Multiphysics computational modeling of implantable actuable devices for local epicardial therapy delivery

Author(s)

Fan, Yiling,S.M.Massachusetts Institute of Technology.

Other Contributors

Massachusetts Institute of Technology. Department of Mechanical Engineering.

Advisor

Ellen Roche.

Abstract

Over the past few decades, heart disease remainis the leading cause of death globally. Local myocardial delivery of cardiac therapies is a potential method to improve the efficiency and expand the variety of cardiac therapies due to its capability of providing high local concentrations with minimal systemic exposure. Recently, our group has developed two epicardial (outer wall of the heart) delivery devices, called "Therepi" and "fibRobot", that are implantable, replenishable and actuatable. They have the potential to improve the efficiency of drug delivery by enabling the capability of giving multiple dose of therapies with only one implantation surgery and reducing the foreign body responses through mechanical oscillation. In this thesis, we used different computational models (structural, drug diffusion, and fluid-structure interaction) to characterize the therapeutic effect of these two devices on the heart.
We also used the validated computational models to evaluate iterative designs of each device and purpose an optimization work-flow for these devices.
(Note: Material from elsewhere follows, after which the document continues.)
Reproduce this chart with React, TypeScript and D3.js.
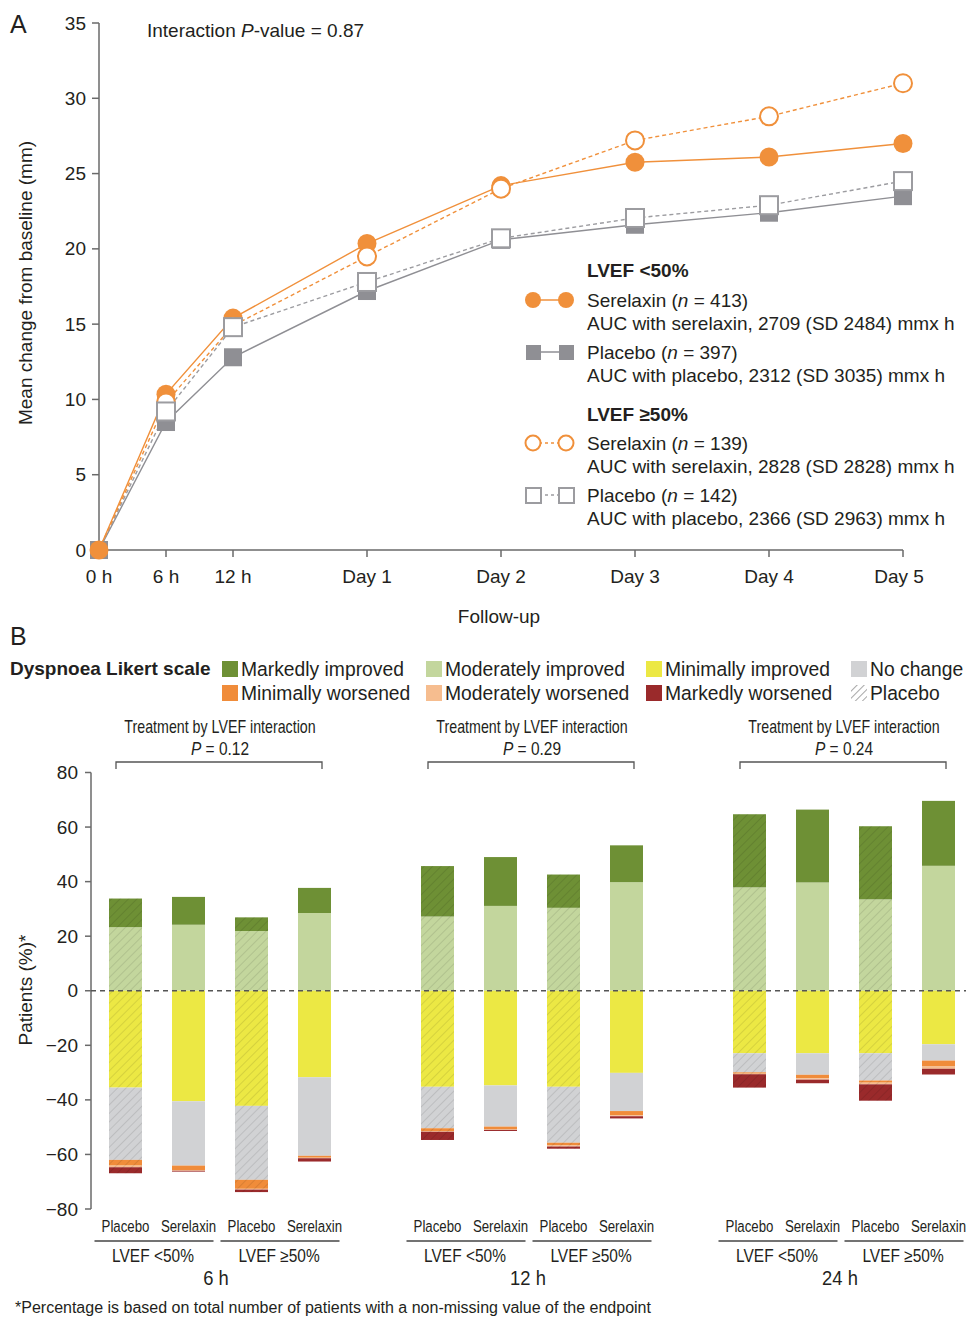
import React from "react";
import * as d3 from "d3";

// ---------- Panel A data ----------
const timeLabels = ["0 h", "6 h", "12 h", "Day 1", "Day 2", "Day 3", "Day 4", "Day 5"];
const timeHours = [0, 6, 12, 24, 48, 72, 96, 120];
const serelaxinLow = [0, 10.35, 15.4, 20.35, 24.2, 25.75, 26.1, 27.0];
const placeboLow = [0, 8.5, 12.8, 17.2, 20.6, 21.6, 22.4, 23.5];
const serelaxinHigh = [0, 9.8, 14.9, 19.5, 24.0, 27.2, 28.8, 31.0];
const placeboHigh = [0, 9.2, 14.8, 17.8, 20.7, 22.05, 22.9, 24.5];
const yTicksA = [0, 5, 10, 15, 20, 25, 30, 35];

// ---------- Panel B data ----------
const timepoints = ["6 h", "12 h", "24 h"];
const pValues = ["0.12", "0.29", "0.24"];
const treatments = ["Placebo", "Serelaxin", "Placebo", "Serelaxin"];
const lvefGroups = ["LVEF <50%", "LVEF \u226550%"];
// 12 bars: per timepoint [Placebo <50, Serelaxin <50, Placebo >=50, Serelaxin >=50]
const markedlyImproved = [10.5, 10.2, 5.0, 9.2, 18.5, 17.9, 12.2, 13.5, 26.8, 26.7, 26.8, 23.8];
const moderatelyImproved = [23.3, 24.2, 21.9, 28.5, 27.2, 31.1, 30.4, 39.8, 37.9, 39.7, 33.5, 45.8];
const minimallyImproved = [35.5, 40.5, 42.2, 31.7, 35.2, 34.7, 35.2, 30.1, 22.9, 22.9, 22.9, 19.6];
const noChange = [26.5, 23.6, 27.1, 28.8, 15.2, 15.1, 20.5, 14.0, 7.0, 7.9, 10.0, 6.0];
const minimallyWorsened = [2.1, 1.6, 3.3, 0.7, 1.0, 1.0, 1.0, 1.5, 0.5, 1.3, 0.8, 2.0];
const moderatelyWorsened = [0.6, 0.3, 0.3, 0.2, 0.3, 0.2, 0.4, 0.4, 0.2, 0.5, 0.6, 1.0];
const markedlyWorsened = [2.2, 0.3, 0.9, 1.2, 3.0, 0.4, 0.8, 0.8, 4.9, 1.3, 6.0, 2.1];
const yTicksB = [-80, -60, -40, -20, 0, 20, 40, 60, 80];

const FONT = "'Liberation Sans', Arial, Helvetica, sans-serif";
const TXT = "#231f20";
const ORANGE = "#f0903b";
const GRAY = "#8f8f94";
const GRAY_OPEN = "#9c9ca0";
const AXIS = "#6a6a6a";

const catColors: Record<string, string> = {
  modImp: "#c3d69d",
  markImp: "#6e9035",
  minImp: "#ece844",
  noChange: "#d1d2d4",
  minWor: "#f08c3a",
  modWor: "#f6bd8f",
  markWor: "#9a2a2b",
};

const legendItems = [
  { key: "markImp", label: "Markedly improved", col: 0, row: 0 },
  { key: "modImp", label: "Moderately improved", col: 1, row: 0 },
  { key: "minImp", label: "Minimally improved", col: 2, row: 0 },
  { key: "noChange", label: "No change", col: 3, row: 0 },
  { key: "minWor", label: "Minimally worsened", col: 0, row: 1 },
  { key: "modWor", label: "Moderately worsened", col: 1, row: 1 },
  { key: "markWor", label: "Markedly worsened", col: 2, row: 1 },
  { key: "placebo", label: "Placebo", col: 3, row: 1 },
];
const legendColX = [222, 426, 646, 851];

const Cond = ({ x, y, s = 0.82, size = 18, children, anchor = "middle" }: any) => (
  <text
    transform={`translate(${x},${y}) scale(${s},1)`}
    textAnchor={anchor}
    fontSize={size}
    fill={TXT}
  >
    {children}
  </text>
);

export default function App() {
  // ----- Panel A scales -----
  const xA = d3.scaleLinear().domain([0, 24, 120]).range([99, 367, 903]);
  const yA = d3.scaleLinear().domain([0, 35]).range([550, 23]);
  const line = d3
    .line<number>()
    .x((_, i) => xA(timeHours[i]))
    .y((d) => yA(d));

  // ----- Panel B scales -----
  const yB = d3.scaleLinear().domain([-80, 80]).range([1209, 772.5]);
  const xG = d3.scalePoint<string>().domain(timepoints).range([220, 844]);
  const xIn = d3.scalePoint<string>().domain(["0", "1", "2", "3"]).range([-94.5, 94.5]);
  const barW = 33;

  const rows = markedlyImproved.map((_, i) => ({
    modImp: moderatelyImproved[i],
    markImp: markedlyImproved[i],
    minImp: -minimallyImproved[i],
    noChange: -noChange[i],
    minWor: -minimallyWorsened[i],
    modWor: -moderatelyWorsened[i],
    markWor: -markedlyWorsened[i],
  }));
  const keys = ["modImp", "markImp", "minImp", "noChange", "minWor", "modWor", "markWor"];
  const stacked = d3.stack<any>().keys(keys).offset(d3.stackOffsetDiverging)(rows);

  const barX = (i: number) => {
    const g = timepoints[Math.floor(i / 4)];
    return (xG(g) as number) + (xIn(String(i % 4)) as number);
  };
  const isPlacebo = (i: number) => treatments[i % 4] === "Placebo";

  return (
    <svg
      width={966}
      height={1318}
      style={{ position: "absolute", left: 0, top: 0, background: "#fff" }}
      fontFamily={FONT}
    >
      <defs>
        <pattern id="hatch" patternUnits="userSpaceOnUse" width={6} height={6} patternTransform="rotate(45)">
          <line x1={0} y1={0} x2={0} y2={6} stroke="#000" strokeOpacity={0.16} strokeWidth={1.2} />
        </pattern>
        <pattern id="hatchIcon" patternUnits="userSpaceOnUse" width={5} height={5} patternTransform="rotate(45)">
          <line x1={0} y1={0} x2={0} y2={5} stroke="#777" strokeWidth={1.3} />
        </pattern>
      </defs>

      {/* ================= Panel A ================= */}
      <text x={10} y={33} fontSize={25} fill={TXT}>A</text>
      <text x={147} y={37} fontSize={19} fill={TXT}>
        Interaction <tspan fontStyle="italic">P</tspan>-value = 0.87
      </text>

      {/* axes */}
      <line x1={99} x2={99} y1={yA(35)} y2={yA(0)} stroke={AXIS} strokeWidth={1.5} />
      <line x1={99} x2={903} y1={yA(0)} y2={yA(0)} stroke={AXIS} strokeWidth={1.5} />
      {yTicksA.map((t) => (
        <g key={t}>
          <line x1={92} x2={99} y1={yA(t)} y2={yA(t)} stroke={AXIS} strokeWidth={1.5} />
          <text x={86} y={yA(t) + 6.5} textAnchor="end" fontSize={19} fill={TXT}>{t}</text>
        </g>
      ))}
      {timeLabels.map((lab, i) => (
        <g key={lab}>
          {i > 0 && (
            <line x1={xA(timeHours[i])} x2={xA(timeHours[i])} y1={550} y2={557} stroke={AXIS} strokeWidth={1.5} />
          )}
          <text x={xA(timeHours[i]) + (i === timeLabels.length - 1 ? -4 : 0)} y={583} textAnchor="middle" fontSize={19} fill={TXT}>
            {lab}
          </text>
        </g>
      ))}
      <text x={499} y={623} textAnchor="middle" fontSize={19} fill={TXT}>Follow-up</text>
      <text transform="translate(32,283) rotate(-90)" textAnchor="middle" fontSize={19} fill={TXT}>
        Mean change from baseline (mm)
      </text>

      {/* lines */}
      <path d={line(placeboLow) as string} fill="none" stroke={GRAY} strokeWidth={1.4} />
      <path d={line(placeboHigh) as string} fill="none" stroke={GRAY_OPEN} strokeWidth={1.4} strokeDasharray="4,3" />
      <path d={line(serelaxinLow) as string} fill="none" stroke={ORANGE} strokeWidth={1.4} />
      <path d={line(serelaxinHigh) as string} fill="none" stroke={ORANGE} strokeWidth={1.4} strokeDasharray="4,3" />

      {/* markers */}
      {placeboLow.map((v, i) => (
        <rect key={"pl" + i} x={xA(timeHours[i]) - 9} y={yA(v) - 9} width={18} height={18} fill={GRAY} />
      ))}
      {serelaxinLow.map((v, i) => (
        <circle key={"sl" + i} cx={xA(timeHours[i])} cy={yA(v)} r={9.5} fill={ORANGE} />
      ))}
      {serelaxinHigh.map((v, i) =>
        i === 0 ? null : (
          <circle key={"sh" + i} cx={xA(timeHours[i])} cy={yA(v)} r={9} fill="#fff" stroke={ORANGE} strokeWidth={2} />
        )
      )}
      {placeboHigh.map((v, i) =>
        i === 0 ? null : (
          <rect key={"ph" + i} x={xA(timeHours[i]) - 9} y={yA(v) - 9} width={18} height={18} fill="#fff" stroke={GRAY_OPEN} strokeWidth={2} />
        )
      )}

      {/* legend A */}
      <g fontSize={19} fill={TXT}>
        <text x={587} y={277} fontWeight="bold" fill={TXT}>{"LVEF <50%"}</text>
        <line x1={533} x2={566} y1={300} y2={300} stroke={ORANGE} strokeWidth={1.4} />
        <circle cx={533} cy={300} r={8} fill={ORANGE} />
        <circle cx={566} cy={300} r={8} fill={ORANGE} />
        <text x={587} y={307} fill={TXT}>Serelaxin (<tspan fontStyle="italic">n</tspan> = 413)</text>
        <text x={587} y={330} fill={TXT}>AUC with serelaxin, 2709 (SD 2484) mmx h</text>

        <line x1={533} x2={566} y1={352} y2={352} stroke={GRAY} strokeWidth={1.4} />
        <rect x={526} y={345} width={15} height={15} fill={GRAY} />
        <rect x={559} y={345} width={15} height={15} fill={GRAY} />
        <text x={587} y={359} fill={TXT}>Placebo (<tspan fontStyle="italic">n</tspan> = 397)</text>
        <text x={587} y={382} fill={TXT}>AUC with placebo, 2312 (SD 3035) mmx h</text>

        <text x={587} y={421} fontWeight="bold" fill={TXT}>{"LVEF \u226550%"}</text>
        <line x1={533} x2={566} y1={443} y2={443} stroke={ORANGE} strokeWidth={1.4} strokeDasharray="3,3" />
        <circle cx={533} cy={443} r={7.5} fill="#fff" stroke={ORANGE} strokeWidth={2} />
        <circle cx={566} cy={443} r={7.5} fill="#fff" stroke={ORANGE} strokeWidth={2} />
        <text x={587} y={450} fill={TXT}>Serelaxin (<tspan fontStyle="italic">n</tspan> = 139)</text>
        <text x={587} y={473} fill={TXT}>AUC with serelaxin, 2828 (SD 2828) mmx h</text>

        <line x1={533} x2={566} y1={495} y2={495} stroke={GRAY_OPEN} strokeWidth={1.4} strokeDasharray="3,3" />
        <rect x={526} y={488} width={15} height={15} fill="#fff" stroke={GRAY_OPEN} strokeWidth={2} />
        <rect x={559} y={488} width={15} height={15} fill="#fff" stroke={GRAY_OPEN} strokeWidth={2} />
        <text x={587} y={502} fill={TXT}>Placebo (<tspan fontStyle="italic">n</tspan> = 142)</text>
        <text x={587} y={525} fill={TXT}>AUC with placebo, 2366 (SD 2963) mmx h</text>
      </g>

      {/* ================= Panel B ================= */}
      <text x={10} y={645} fontSize={25} fill={TXT}>B</text>
      <text x={10} y={675} fontSize={19} fontWeight="bold" fill={TXT}>Dyspnoea Likert scale</text>
      {legendItems.map((it) => {
        const x = legendColX[it.col];
        const y = it.row === 0 ? 661 : 685;
        return (
          <g key={it.key}>
            <rect
              x={x}
              y={y}
              width={16}
              height={16}
              fill={it.key === "placebo" ? "url(#hatchIcon)" : catColors[it.key]}
            />
            <text x={x + 19} y={y + 14.5} fontSize={19.3} fill={TXT}>{it.label}</text>
          </g>
        );
      })}

      {/* bracket annotations */}
      {timepoints.map((t, gi) => {
        const g = xG(t) as number;
        return (
          <g key={t}>
            <Cond x={g} y={733} s={0.79} size={18}>Treatment by LVEF interaction</Cond>
            <Cond x={g} y={755} s={0.86} size={18}>
              <tspan fontStyle="italic">P</tspan> = {pValues[gi]}
            </Cond>
            <path
              d={`M${g - 104},769 V762 H${g + 102} V769`}
              fill="none"
              stroke="#555"
              strokeWidth={1.3}
            />
          </g>
        );
      })}

      {/* axis B */}
      <line x1={91} x2={91} y1={yB(80)} y2={yB(-80)} stroke={AXIS} strokeWidth={1.5} />
      {yTicksB.map((t) => (
        <g key={t}>
          <line x1={85} x2={91} y1={yB(t)} y2={yB(t)} stroke={AXIS} strokeWidth={1.5} />
          <text x={78} y={yB(t) + 6.5} textAnchor="end" fontSize={19} fill={TXT}>
            {t < 0 ? "\u2212" + Math.abs(t) : t}
          </text>
        </g>
      ))}
      <text transform="translate(32,990) rotate(-90)" textAnchor="middle" fontSize={19} fill={TXT}>
        Patients (%)*
      </text>

      {/* bars */}
      {stacked.map((series) => (
        <g key={series.key}>
          {series.map((d, i) => {
            const y0 = yB(d[0]);
            const y1 = yB(d[1]);
            const top = Math.min(y0, y1);
            const h = Math.abs(y1 - y0);
            return (
              <g key={i}>
                <rect x={barX(i) - barW / 2} y={top} width={barW} height={h} fill={catColors[series.key]} />
                {isPlacebo(i) && (
                  <rect x={barX(i) - barW / 2} y={top} width={barW} height={h} fill="url(#hatch)" />
                )}
              </g>
            );
          })}
        </g>
      ))}

      {/* zero dashed line */}
      <line x1={91} x2={966} y1={yB(0)} y2={yB(0)} stroke="#555" strokeWidth={1.5} strokeDasharray="5,4" />

      {/* bottom category labels */}
      {timepoints.map((t, gi) => {
        const g = xG(t) as number;
        return (
          <g key={"lab" + t}>
            {treatments.map((tr, j) => (
              <Cond key={j} x={g + (xIn(String(j)) as number)} y={1232} s={0.78} size={17}>
                {tr}
              </Cond>
            ))}
            {lvefGroups.map((lv, k) => {
              const c1 = g + (xIn(String(k * 2)) as number);
              const c2 = g + (xIn(String(k * 2 + 1)) as number);
              const mid = (c1 + c2) / 2;
              return (
                <g key={lv}>
                  <line x1={c1 - 31} x2={c2 + 25} y1={1241} y2={1241} stroke="#444" strokeWidth={1.3} />
                  <Cond x={mid - 4} y={1262} s={0.86} size={18}>{lv}</Cond>
                </g>
              );
            })}
            <Cond x={g - 4} y={1285} s={0.92} size={20}>{t}</Cond>
          </g>
        );
      })}

      <text x={15} y={1313} fontSize={16} fill={TXT}>
        *Percentage is based on total number of patients with a non-missing value of the endpoint
      </text>
    </svg>
  );
}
The drug transport model showed anisotropic diffusion in the myocardium with increasing diffusivity along fiber orientation. Transmural penetration was slow in the model, taking over 5 days to diffuse through the left ventricular wall. Various design evaluations showed that the transmural penetration speed can be improved by increasing the area of the reservoir-epicardium interface. Seperately, in a the structural model, we showed that "fibRobot " can provide 7% of strain on to its lower membrane during actuation. The model also showed that, if higher strain is required in order to modulate the foreign body response, we will need to either increase the actuation pressure, increase the membrane radius, reduce the membrane thickness, or reduce the membrane stiffness.
In the future, we plan to couple these models to a multiphysics model to thoroughly characterize the drug transport from our epicardial device to the heart.

Description

Thesis: S.M., Massachusetts Institute of Technology, Department of Mechanical Engineering, 2019
Cataloged from PDF version of thesis.
Includes bibliographical references (pages 73-79).

Date issued

2019

URI

https://hdl.handle.net/1721.1/122145

Department

Massachusetts Institute of Technology. Department of Mechanical Engineering

Publisher

Massachusetts Institute of Technology

Keywords

Mechanical Engineering.